§ **DATA EXTRACT**
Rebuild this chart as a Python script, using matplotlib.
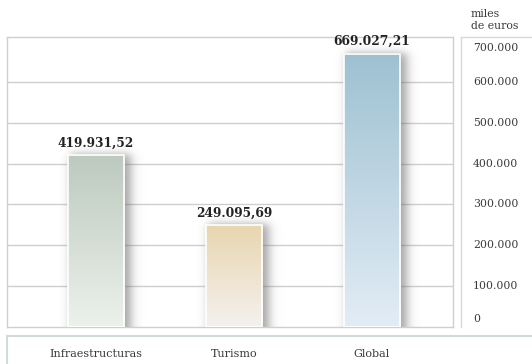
import numpy as np
import matplotlib
matplotlib.use("Agg")
import matplotlib.pyplot as plt
from matplotlib.colors import to_rgb

# ================= datos =================
categorias = ["Infraestructuras", "Turismo", "Global"]
importes = [419931.52, 249095.69, 669027.21]
etiquetas = ["419.931,52", "249.095,69", "669.027,21"]
ticks = [0, 100000, 200000, 300000, 400000, 500000, 600000, 700000]
tick_labels = ["0", "100.000", "200.000", "300.000", "400.000", "500.000", "600.000", "700.000"]
unidad = "miles\nde euros"

# degradado de cada barra (arriba, abajo)
colores = [("#bdcac0", "#ecf1eb"),
           ("#e8d6b0", "#f4f1ee"),
           ("#9ec1d2", "#e2ecf5")]
# ===========================================

W, H = 532, 364
FONT = "DejaVu Serif"
GRID = "#cfcfcf"
BORDE = "#d3dbd5"
TEXTO = "#3a3a3a"

fig = plt.figure(figsize=(W / 100, H / 100), dpi=100)


def rect(x0, y0, x1, y1):
    # coordenadas en pixeles (origen arriba a la izquierda) -> fraccion de figura
    return [x0 / W, 1 - y1 / H, (x1 - x0) / W, (y1 - y0) / H]


ax = fig.add_axes(rect(7, 37, 453, 327))
x = np.arange(len(categorias))
ancho = 0.41
ymax = 710000
ax.set_xlim(-0.645, 2.587)
ax.set_ylim(0, ymax)

for y in ticks[1:-1]:
    ax.axhline(y, color=GRID, lw=1.0, zorder=1)
for s in ax.spines.values():
    s.set_color(GRID)
    s.set_linewidth(1.0)
ax.set_xticks([])
ax.set_yticks([])

# sombra difusa alrededor de cada barra, cargada a la derecha
px_x = 1 / 138.0
px_y = ymax / 290.0
for xi, v in zip(x, importes):
    x0, x1 = xi - ancho / 2, xi + ancho / 2
    ex0, ex1 = x0 - 14 * px_x, x1 + 26 * px_x
    ey0, ey1 = 0, v + 18 * px_y
    gx = np.linspace(ex0, ex1, 160)
    gy = np.linspace(ey0, ey1, 300)
    sx = 0.5 * (np.tanh((gx - (x0 + 2 * px_x)) / (5 * px_x))
                - np.tanh((gx - (x1 + 6 * px_x)) / (6 * px_x)))
    sy = 0.5 * (1 - np.tanh((gy - (v + 1 * px_y)) / (5 * px_y)))
    alpha = 0.55 * np.outer(sy[::-1], sx)
    img = np.zeros((len(gy), len(gx), 4))
    img[..., :3] = 0.35
    img[..., 3] = alpha
    ax.imshow(img, extent=[ex0, ex1, ey0, ey1], aspect="auto", zorder=2,
              interpolation="bilinear")

# barras con degradado vertical
for xi, v, (c_top, c_bot) in zip(x, importes, colores):
    x0, x1 = xi - ancho / 2, xi + ancho / 2
    t = np.linspace(0, 1, 64)[:, None]
    grad = (1 - t) * np.array(to_rgb(c_top)) + t * np.array(to_rgb(c_bot))
    ax.imshow(grad[:, None, :], extent=[x0, x1, 0, v], aspect="auto", zorder=3,
              interpolation="bilinear")
    ax.add_patch(plt.Rectangle((x0, 0), ancho, v, fill=False, ec="white", lw=1.2, zorder=4))

ax.set_xlim(-0.645, 2.587)
ax.set_ylim(0, ymax)

for xi, v, lab in zip(x, importes, etiquetas):
    ax.annotate(lab, (xi, v), xytext=(0, 4), textcoords="offset points",
                ha="center", va="bottom", family=FONT, fontweight="bold",
                fontsize=8.8, color="#222222", zorder=5)

# panel de escala a la derecha
ax2 = fig.add_axes(rect(461, 37, 540, 327))
ax2.set_xlim(0, 1)
ax2.set_ylim(0, ymax)
ax2.set_xticks([])
ax2.set_yticks([])
for k, s in ax2.spines.items():
    s.set_color(BORDE)
    s.set_linewidth(1.0)
    s.set_visible(k in ("left", "top"))
for t, lab in zip(ticks, tick_labels):
    va = "center"
    yy = t
    if t == 0:
        va, yy = "bottom", 3 * px_y
    elif t == ticks[-1]:
        va, yy = "top", ymax - 6 * px_y
    ax2.text(0.15, yy, lab, ha="left", va=va, family=FONT, fontsize=7.8, color=TEXTO)

fig.text(471 / W, 1 - 9 / H, unidad, ha="left", va="top", family=FONT,
         fontsize=7.8, color=TEXTO, linespacing=1.2)

# caja inferior con las categorias
ax3 = fig.add_axes(rect(7, 336, 540, 370))
ax3.set_xlim(-0.645, 2.587 + (540 - 453) / 138.0)
ax3.set_ylim(0, 1)
ax3.set_xticks([])
ax3.set_yticks([])
for k, s in ax3.spines.items():
    s.set_color(BORDE)
    s.set_linewidth(1.5)
    s.set_visible(k in ("left", "top"))
for xi, c in zip(x, categorias):
    ax3.text(xi, 0.47, c, ha="center", va="center", family=FONT,
             fontsize=8.0, color=TEXTO)

fig.savefig("out.png", dpi=100)
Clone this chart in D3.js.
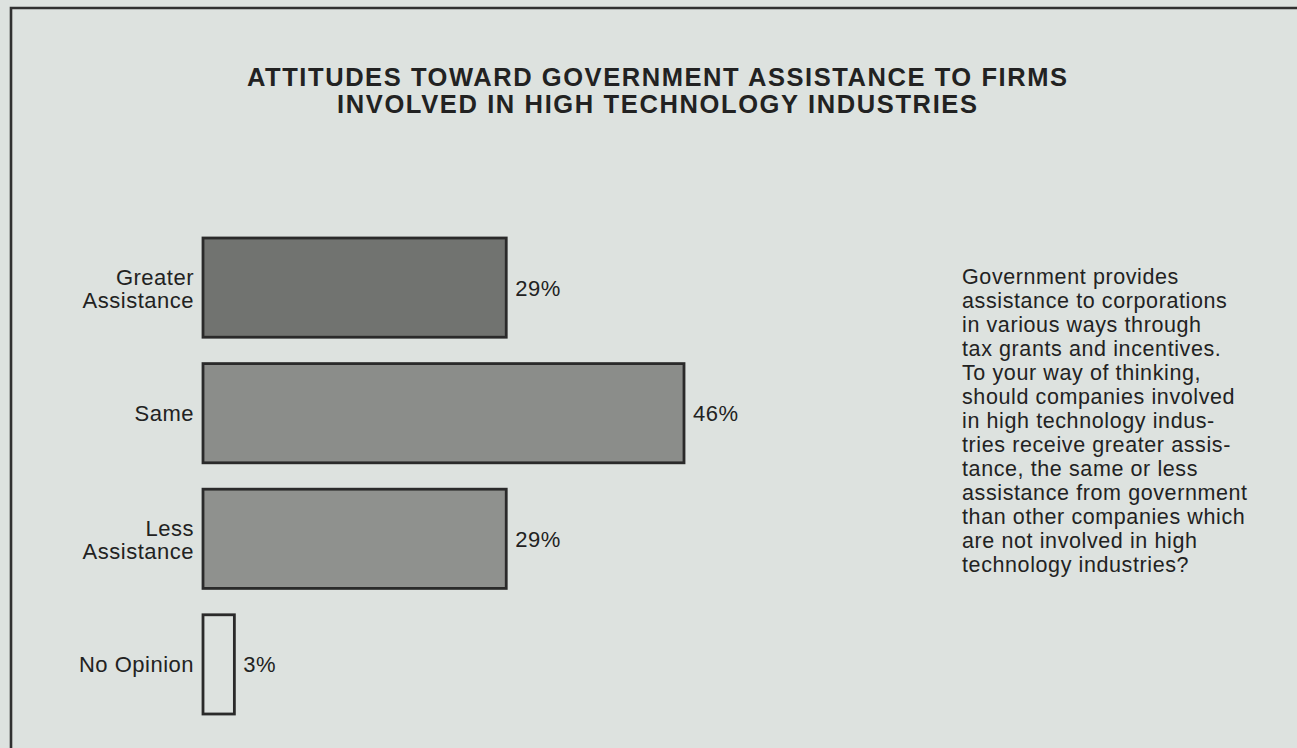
<!DOCTYPE html>
<html>
<head>
<meta charset="utf-8">
<script src="https://cdn.jsdelivr.net/npm/d3@7"></script>
<style>
  html, body { margin: 0; padding: 0; background: #dde2df; }
  svg { display: block; }
  text { font-family: "Liberation Sans", Arial, Helvetica, sans-serif; fill: #222222; }
</style>
</head>
<body>
<svg id="chart" width="1297" height="748"></svg>
<script>
// Survey answers and their shares (percent)
const categories = ["Greater Assistance", "Same", "Less Assistance", "No Opinion"];
const labelLines = [["Greater", "Assistance"], ["Same"], ["Less", "Assistance"], ["No Opinion"]];
const shares = [29, 46, 29, 3];
const valueLabels = ["29%", "46%", "29%", "3%"];

const titleLines = [
  "ATTITUDES TOWARD GOVERNMENT ASSISTANCE TO FIRMS",
  "INVOLVED IN HIGH TECHNOLOGY INDUSTRIES"
];

const questionLines = [
  "Government provides",
  "assistance to corporations",
  "in various ways through",
  "tax grants and incentives.",
  "To your way of thinking,",
  "should companies involved",
  "in high technology indus-",
  "tries receive greater assis-",
  "tance, the same or less",
  "assistance from government",
  "than other companies which",
  "are not involved in high",
  "technology industries?"
];

const W = 1297, H = 748;
const svg = d3.select("#chart");

// page background
svg.append("rect").attr("width", W).attr("height", H).attr("fill", "#dde2df");

// box rule: top and left edges of the frame
svg.append("path")
  .attr("d", `M11,${H + 5} L11,8 L${W + 5},8`)
  .attr("fill", "none")
  .attr("stroke", "#303030")
  .attr("stroke-width", 2.6);

// title
const titleWidths = [820, 640];
svg.selectAll("text.title")
  .data(titleLines)
  .join("text")
  .attr("class", "title")
  .attr("x", 657)
  .attr("y", (d, i) => 86 + i * 27)
  .attr("text-anchor", "middle")
  .attr("font-size", 25.5)
  .attr("font-weight", "bold")
  .attr("textLength", (d, i) => titleWidths[i])
  .attr("lengthAdjust", "spacing")
  .text(d => d);

// scales
const x = d3.scaleLinear().domain([0, 46]).range([203, 684]);
const y = d3.scaleBand().domain(categories).range([238, 714]).paddingInner(0.21).paddingOuter(0);
const fill = d3.scaleOrdinal().domain(categories).range(["#717370", "#8b8d8a", "#8f918e", "#dde2df"]);

const rows = categories.map((c, i) => ({ cat: c, lines: labelLines[i], v: shares[i], label: valueLabels[i] }));

const g = svg.append("g");

// bars
g.selectAll("rect.bar")
  .data(rows)
  .join("rect")
  .attr("class", "bar")
  .attr("x", x(0))
  .attr("y", d => y(d.cat))
  .attr("width", d => x(d.v) - x(0))
  .attr("height", y.bandwidth())
  .attr("fill", d => fill(d.cat))
  .attr("stroke", "#2a2a2a")
  .attr("stroke-width", 2.8);

// category labels, right-aligned next to the bars
const cats = g.selectAll("text.cat")
  .data(rows)
  .join("text")
  .attr("class", "cat")
  .attr("text-anchor", "end")
  .attr("font-size", 22)
  .attr("letter-spacing", 0.5)
  .attr("x", x(0) - 9);
cats.selectAll("tspan")
  .data(d => d.lines.map((t, j) => ({ t, j, n: d.lines.length, cy: y(d.cat) + y.bandwidth() / 2 })))
  .join("tspan")
  .attr("x", x(0) - 9)
  .attr("y", d => d.n === 1 ? d.cy + 8 : d.cy - 3 + d.j * 23.5)
  .text(d => d.t);

// value labels at the bar ends
g.selectAll("text.val")
  .data(rows)
  .join("text")
  .attr("class", "val")
  .attr("font-size", 22)
  .attr("letter-spacing", 0.5)
  .attr("x", d => x(d.v) + 9)
  .attr("y", d => y(d.cat) + y.bandwidth() / 2 + 8)
  .text(d => d.label);

// question wording
svg.append("text")
  .attr("font-size", 21.5)
  .attr("letter-spacing", 0.6)
  .selectAll("tspan")
  .data(questionLines)
  .join("tspan")
  .attr("x", 962)
  .attr("y", (d, i) => 284 + i * 24)
  .text(d => d);
</script>
</body>
</html>
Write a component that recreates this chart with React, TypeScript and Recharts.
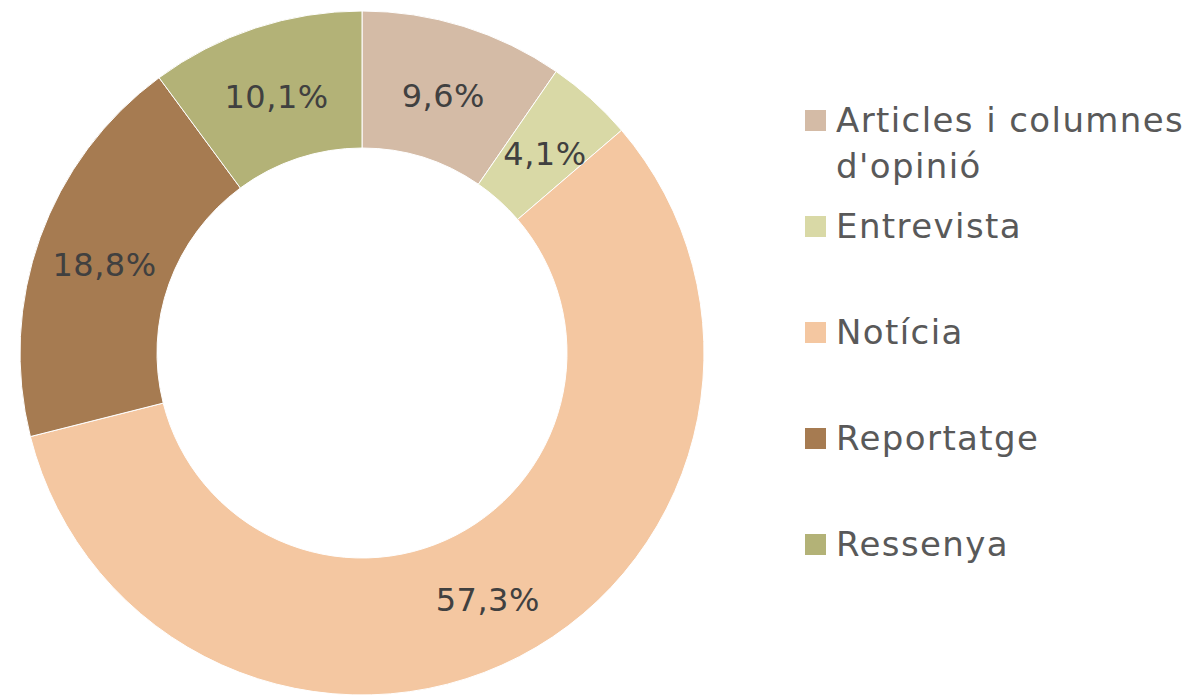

§ **WHAT THE EXERCISE ASKS**
Write out again, exactly, the lines from the start of the listing up to the line containing "ax.set_yticks([])", with both ends and without pictures.

§ **THE REPLY**
Rebuild this chart as a Python script, using matplotlib.
import numpy as np
import matplotlib
matplotlib.use("Agg")
import matplotlib.pyplot as plt
from matplotlib.colors import to_rgb

# ================= datos =================
categorias = ["Infraestructuras", "Turismo", "Global"]
importes = [419931.52, 249095.69, 669027.21]
etiquetas = ["419.931,52", "249.095,69", "669.027,21"]
ticks = [0, 100000, 200000, 300000, 400000, 500000, 600000, 700000]
tick_labels = ["0", "100.000", "200.000", "300.000", "400.000", "500.000", "600.000", "700.000"]
unidad = "miles\nde euros"

# degradado de cada barra (arriba, abajo)
colores = [("#bdcac0", "#ecf1eb"),
           ("#e8d6b0", "#f4f1ee"),
           ("#9ec1d2", "#e2ecf5")]
# ===========================================

W, H = 532, 364
FONT = "DejaVu Serif"
GRID = "#cfcfcf"
BORDE = "#d3dbd5"
TEXTO = "#3a3a3a"

fig = plt.figure(figsize=(W / 100, H / 100), dpi=100)


def rect(x0, y0, x1, y1):
    # coordenadas en pixeles (origen arriba a la izquierda) -> fraccion de figura
    return [x0 / W, 1 - y1 / H, (x1 - x0) / W, (y1 - y0) / H]


ax = fig.add_axes(rect(7, 37, 453, 327))
x = np.arange(len(categorias))
ancho = 0.41
ymax = 710000
ax.set_xlim(-0.645, 2.587)
ax.set_ylim(0, ymax)

for y in ticks[1:-1]:
    ax.axhline(y, color=GRID, lw=1.0, zorder=1)
for s in ax.spines.values():
    s.set_color(GRID)
    s.set_linewidth(1.0)
ax.set_xticks([])
ax.set_yticks([])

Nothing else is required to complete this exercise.